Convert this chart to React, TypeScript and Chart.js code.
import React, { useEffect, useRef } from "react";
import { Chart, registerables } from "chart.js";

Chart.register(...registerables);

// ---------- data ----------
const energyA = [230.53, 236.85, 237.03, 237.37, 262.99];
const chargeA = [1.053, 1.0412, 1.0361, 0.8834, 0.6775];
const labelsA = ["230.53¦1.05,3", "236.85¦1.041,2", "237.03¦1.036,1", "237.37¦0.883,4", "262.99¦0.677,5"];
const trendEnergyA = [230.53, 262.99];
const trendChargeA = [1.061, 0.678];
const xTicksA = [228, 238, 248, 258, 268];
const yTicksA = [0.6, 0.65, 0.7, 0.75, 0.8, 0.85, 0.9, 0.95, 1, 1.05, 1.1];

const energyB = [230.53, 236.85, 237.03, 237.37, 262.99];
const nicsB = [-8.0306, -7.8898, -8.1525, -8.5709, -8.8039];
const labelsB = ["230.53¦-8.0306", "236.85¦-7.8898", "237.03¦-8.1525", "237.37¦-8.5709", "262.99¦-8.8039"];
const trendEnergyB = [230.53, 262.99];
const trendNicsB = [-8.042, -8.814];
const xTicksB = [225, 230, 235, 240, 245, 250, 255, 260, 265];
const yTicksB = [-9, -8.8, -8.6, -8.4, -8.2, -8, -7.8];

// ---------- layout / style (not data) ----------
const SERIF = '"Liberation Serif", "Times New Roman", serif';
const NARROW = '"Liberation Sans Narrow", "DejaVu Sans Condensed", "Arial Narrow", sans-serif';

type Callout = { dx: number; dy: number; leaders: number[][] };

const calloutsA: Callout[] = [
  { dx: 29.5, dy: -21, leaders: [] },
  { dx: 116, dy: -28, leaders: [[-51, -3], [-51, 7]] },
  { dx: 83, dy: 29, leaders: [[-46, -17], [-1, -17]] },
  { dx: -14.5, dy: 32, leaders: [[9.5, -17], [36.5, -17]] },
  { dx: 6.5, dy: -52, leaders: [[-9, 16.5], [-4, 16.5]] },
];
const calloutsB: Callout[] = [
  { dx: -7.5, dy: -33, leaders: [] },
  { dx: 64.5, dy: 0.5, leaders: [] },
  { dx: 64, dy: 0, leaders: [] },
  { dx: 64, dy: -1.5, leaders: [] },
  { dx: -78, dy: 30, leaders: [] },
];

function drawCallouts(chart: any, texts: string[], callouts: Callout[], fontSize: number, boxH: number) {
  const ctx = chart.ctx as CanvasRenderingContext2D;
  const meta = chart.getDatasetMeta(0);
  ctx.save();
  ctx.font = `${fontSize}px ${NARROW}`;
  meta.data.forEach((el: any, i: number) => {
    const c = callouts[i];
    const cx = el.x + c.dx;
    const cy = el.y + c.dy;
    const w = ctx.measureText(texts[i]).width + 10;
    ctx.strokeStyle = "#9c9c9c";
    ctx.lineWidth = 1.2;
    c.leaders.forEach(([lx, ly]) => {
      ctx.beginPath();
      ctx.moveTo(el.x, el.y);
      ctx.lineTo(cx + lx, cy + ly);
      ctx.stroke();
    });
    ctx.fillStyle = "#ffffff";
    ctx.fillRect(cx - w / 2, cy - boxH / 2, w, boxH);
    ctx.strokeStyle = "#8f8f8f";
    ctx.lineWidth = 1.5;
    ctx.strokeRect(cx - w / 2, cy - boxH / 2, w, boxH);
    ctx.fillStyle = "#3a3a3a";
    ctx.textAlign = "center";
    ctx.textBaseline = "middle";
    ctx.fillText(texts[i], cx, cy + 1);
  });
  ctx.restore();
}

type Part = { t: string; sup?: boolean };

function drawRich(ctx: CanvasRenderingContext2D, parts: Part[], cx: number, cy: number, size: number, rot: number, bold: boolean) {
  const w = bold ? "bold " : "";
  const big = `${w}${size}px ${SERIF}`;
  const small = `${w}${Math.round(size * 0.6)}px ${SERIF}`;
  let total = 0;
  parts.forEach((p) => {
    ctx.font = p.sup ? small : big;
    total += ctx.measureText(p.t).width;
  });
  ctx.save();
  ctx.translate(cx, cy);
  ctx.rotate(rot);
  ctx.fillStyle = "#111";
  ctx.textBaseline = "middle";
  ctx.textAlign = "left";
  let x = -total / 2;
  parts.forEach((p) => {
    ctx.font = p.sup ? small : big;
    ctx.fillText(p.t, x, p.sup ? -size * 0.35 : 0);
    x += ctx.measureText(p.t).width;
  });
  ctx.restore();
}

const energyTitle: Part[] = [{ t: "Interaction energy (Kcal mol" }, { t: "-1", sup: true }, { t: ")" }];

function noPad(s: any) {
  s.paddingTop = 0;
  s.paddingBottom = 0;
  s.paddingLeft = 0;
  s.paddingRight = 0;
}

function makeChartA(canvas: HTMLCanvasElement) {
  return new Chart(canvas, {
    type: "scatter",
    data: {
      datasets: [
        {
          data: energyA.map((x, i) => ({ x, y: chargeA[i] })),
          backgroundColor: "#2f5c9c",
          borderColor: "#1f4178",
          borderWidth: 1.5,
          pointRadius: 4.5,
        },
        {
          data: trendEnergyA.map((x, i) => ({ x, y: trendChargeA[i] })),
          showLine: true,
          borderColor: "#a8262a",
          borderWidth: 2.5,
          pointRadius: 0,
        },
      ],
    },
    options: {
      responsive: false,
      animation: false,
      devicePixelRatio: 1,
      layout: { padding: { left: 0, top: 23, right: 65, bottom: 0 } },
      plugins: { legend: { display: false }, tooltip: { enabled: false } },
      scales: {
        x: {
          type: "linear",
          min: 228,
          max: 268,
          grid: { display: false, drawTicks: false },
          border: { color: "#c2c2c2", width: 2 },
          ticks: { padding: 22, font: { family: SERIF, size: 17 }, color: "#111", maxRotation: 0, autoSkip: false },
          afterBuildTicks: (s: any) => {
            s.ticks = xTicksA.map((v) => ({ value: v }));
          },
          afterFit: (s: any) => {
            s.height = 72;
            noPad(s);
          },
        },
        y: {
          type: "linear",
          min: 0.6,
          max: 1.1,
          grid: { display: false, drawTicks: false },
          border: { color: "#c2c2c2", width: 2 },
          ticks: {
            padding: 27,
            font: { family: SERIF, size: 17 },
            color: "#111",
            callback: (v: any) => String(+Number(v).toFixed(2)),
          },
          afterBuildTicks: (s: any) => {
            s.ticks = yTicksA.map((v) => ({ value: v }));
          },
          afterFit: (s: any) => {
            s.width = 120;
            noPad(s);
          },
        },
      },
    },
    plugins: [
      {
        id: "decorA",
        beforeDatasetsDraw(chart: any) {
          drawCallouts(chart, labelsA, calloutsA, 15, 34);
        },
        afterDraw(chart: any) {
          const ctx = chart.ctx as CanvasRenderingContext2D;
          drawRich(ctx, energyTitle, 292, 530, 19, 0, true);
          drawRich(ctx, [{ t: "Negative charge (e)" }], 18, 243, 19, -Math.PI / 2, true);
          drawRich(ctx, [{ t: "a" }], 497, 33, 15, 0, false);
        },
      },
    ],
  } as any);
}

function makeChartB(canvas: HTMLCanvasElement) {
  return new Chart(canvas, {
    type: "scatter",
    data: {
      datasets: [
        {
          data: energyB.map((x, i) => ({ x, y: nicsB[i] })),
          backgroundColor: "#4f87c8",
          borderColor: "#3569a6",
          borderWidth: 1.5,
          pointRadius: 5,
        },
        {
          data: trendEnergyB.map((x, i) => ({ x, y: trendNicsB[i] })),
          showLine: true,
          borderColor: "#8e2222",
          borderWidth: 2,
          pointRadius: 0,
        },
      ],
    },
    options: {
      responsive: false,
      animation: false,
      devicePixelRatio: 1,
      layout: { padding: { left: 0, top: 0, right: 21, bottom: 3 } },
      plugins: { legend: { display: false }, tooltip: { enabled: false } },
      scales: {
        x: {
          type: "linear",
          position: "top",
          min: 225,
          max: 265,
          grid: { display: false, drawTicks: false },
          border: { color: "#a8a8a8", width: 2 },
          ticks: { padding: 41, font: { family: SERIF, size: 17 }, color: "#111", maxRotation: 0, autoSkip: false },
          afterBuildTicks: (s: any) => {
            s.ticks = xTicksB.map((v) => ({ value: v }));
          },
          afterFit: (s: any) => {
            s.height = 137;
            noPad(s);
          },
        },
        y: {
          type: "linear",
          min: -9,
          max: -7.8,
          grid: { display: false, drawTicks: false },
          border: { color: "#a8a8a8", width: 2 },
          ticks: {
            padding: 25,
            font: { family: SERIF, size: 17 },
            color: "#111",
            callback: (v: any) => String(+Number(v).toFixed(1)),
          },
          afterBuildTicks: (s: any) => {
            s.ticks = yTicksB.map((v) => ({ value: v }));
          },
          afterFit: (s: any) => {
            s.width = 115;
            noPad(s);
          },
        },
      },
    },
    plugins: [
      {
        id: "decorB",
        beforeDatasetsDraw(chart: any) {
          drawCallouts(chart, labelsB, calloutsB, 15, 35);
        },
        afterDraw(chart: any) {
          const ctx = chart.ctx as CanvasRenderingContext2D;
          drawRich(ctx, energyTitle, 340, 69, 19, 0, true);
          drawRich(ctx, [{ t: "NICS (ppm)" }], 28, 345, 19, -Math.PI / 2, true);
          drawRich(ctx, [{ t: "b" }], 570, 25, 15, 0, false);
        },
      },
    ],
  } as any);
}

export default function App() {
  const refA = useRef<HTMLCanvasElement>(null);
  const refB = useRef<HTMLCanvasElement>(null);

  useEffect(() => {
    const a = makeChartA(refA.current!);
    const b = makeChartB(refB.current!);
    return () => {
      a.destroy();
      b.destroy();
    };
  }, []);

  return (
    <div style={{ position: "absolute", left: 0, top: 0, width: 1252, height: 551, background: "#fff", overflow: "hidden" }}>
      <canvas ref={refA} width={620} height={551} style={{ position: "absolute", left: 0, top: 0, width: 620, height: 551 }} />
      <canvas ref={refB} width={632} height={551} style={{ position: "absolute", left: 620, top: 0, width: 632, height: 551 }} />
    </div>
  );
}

* * *

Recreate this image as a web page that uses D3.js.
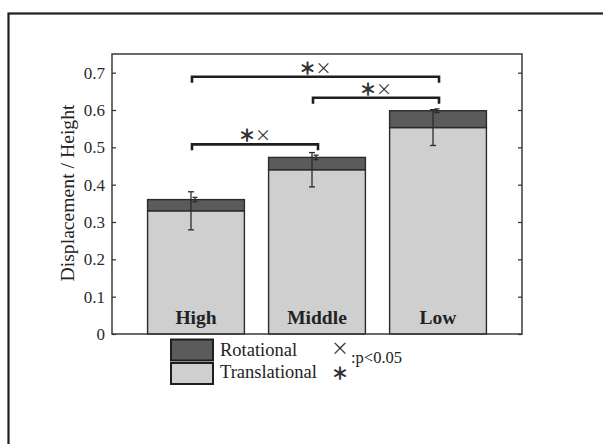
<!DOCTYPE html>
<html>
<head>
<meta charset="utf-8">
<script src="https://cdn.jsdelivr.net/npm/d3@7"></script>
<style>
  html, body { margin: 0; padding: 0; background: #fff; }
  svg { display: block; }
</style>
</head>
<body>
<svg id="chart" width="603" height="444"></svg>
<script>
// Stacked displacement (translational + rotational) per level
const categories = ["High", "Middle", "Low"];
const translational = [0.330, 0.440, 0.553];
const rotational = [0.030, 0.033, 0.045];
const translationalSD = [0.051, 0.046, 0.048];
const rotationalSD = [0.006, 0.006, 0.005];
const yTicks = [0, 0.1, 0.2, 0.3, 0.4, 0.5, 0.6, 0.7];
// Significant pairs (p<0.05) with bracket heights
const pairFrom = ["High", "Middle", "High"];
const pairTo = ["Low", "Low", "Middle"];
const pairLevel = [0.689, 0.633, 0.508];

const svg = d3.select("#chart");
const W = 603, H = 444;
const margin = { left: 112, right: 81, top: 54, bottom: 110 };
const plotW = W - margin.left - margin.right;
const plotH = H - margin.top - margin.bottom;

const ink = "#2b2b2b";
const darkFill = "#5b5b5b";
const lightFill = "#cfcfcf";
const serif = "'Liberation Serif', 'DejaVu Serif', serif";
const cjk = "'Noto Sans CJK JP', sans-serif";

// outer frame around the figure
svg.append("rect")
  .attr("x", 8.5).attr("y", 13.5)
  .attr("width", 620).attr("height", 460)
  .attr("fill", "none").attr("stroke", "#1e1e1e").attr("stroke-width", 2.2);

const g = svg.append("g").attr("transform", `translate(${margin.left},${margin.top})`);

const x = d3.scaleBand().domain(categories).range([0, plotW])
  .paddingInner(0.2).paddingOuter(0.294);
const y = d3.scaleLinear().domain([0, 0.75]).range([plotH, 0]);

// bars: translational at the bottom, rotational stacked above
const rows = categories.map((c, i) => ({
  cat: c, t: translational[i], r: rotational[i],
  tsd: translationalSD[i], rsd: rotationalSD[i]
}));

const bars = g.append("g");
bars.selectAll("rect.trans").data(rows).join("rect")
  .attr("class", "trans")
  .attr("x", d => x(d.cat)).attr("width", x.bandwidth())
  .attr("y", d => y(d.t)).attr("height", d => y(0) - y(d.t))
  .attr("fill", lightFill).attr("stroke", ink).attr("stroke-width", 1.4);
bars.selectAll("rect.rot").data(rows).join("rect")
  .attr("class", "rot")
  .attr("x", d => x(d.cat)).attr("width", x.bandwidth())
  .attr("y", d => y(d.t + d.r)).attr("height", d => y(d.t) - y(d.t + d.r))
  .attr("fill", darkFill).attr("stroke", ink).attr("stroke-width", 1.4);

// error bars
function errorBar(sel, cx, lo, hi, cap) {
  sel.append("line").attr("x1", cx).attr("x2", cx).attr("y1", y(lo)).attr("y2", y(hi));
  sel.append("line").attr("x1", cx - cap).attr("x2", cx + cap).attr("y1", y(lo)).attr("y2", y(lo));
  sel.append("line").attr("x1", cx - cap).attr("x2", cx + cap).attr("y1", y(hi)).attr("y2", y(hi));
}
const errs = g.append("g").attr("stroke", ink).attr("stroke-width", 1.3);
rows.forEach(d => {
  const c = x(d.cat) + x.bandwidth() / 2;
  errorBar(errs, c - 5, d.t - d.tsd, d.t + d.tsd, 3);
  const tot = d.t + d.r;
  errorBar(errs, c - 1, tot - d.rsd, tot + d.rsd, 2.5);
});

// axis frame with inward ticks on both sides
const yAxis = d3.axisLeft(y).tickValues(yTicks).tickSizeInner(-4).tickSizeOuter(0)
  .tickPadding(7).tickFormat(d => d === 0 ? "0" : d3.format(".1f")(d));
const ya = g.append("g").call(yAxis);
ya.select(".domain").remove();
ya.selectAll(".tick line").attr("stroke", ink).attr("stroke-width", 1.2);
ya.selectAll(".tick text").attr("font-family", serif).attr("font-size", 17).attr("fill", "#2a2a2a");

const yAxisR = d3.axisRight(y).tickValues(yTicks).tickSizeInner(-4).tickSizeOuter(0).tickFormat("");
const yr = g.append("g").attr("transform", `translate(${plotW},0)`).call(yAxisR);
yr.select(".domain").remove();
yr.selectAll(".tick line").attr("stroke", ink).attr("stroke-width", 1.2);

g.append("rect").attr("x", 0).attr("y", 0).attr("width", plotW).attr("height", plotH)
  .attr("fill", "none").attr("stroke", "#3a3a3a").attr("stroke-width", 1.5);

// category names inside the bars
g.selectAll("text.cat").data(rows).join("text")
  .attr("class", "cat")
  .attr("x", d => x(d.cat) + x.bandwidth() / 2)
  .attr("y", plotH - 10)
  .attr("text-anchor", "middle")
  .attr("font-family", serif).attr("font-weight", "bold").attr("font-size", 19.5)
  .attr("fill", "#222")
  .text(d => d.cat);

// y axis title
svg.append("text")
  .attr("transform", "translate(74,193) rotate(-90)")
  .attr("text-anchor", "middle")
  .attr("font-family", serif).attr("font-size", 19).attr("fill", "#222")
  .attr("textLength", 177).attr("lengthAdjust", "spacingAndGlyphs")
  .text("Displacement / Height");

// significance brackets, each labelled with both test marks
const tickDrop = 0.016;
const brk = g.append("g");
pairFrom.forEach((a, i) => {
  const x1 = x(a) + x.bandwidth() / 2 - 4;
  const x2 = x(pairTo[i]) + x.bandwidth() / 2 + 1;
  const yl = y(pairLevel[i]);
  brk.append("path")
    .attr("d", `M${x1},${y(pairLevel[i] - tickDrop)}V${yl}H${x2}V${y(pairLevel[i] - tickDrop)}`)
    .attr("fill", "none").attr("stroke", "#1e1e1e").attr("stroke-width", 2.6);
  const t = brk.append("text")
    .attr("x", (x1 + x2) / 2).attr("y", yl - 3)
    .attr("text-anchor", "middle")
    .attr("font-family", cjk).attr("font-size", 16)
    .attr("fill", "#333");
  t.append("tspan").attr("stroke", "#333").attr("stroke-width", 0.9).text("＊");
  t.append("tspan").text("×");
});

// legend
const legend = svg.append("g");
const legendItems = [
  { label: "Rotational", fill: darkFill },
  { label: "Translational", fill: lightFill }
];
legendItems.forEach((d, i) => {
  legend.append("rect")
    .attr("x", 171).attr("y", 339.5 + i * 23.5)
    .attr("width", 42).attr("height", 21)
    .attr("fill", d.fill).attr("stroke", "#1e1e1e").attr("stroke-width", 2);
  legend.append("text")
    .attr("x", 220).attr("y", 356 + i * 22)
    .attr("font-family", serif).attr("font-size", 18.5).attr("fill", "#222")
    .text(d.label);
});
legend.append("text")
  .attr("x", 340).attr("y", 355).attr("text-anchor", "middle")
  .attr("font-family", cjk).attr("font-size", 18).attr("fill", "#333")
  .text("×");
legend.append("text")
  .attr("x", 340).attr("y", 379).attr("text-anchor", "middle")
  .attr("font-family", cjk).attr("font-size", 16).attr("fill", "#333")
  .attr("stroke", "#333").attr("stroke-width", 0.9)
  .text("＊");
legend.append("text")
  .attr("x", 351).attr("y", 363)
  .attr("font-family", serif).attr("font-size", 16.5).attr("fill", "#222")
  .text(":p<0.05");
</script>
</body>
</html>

**YOUR INSTRUCTIONS:**
Transcribe the lines above from the one with "Convert this chart" through the one with "Chart.register(...registerables);". Include both ends and leave out every other line.

**EXERCISE ANSWER:**
Convert this chart to React, TypeScript and Chart.js code.
import React, { useEffect, useRef } from "react";
import { Chart, registerables } from "chart.js";

Chart.register(...registerables);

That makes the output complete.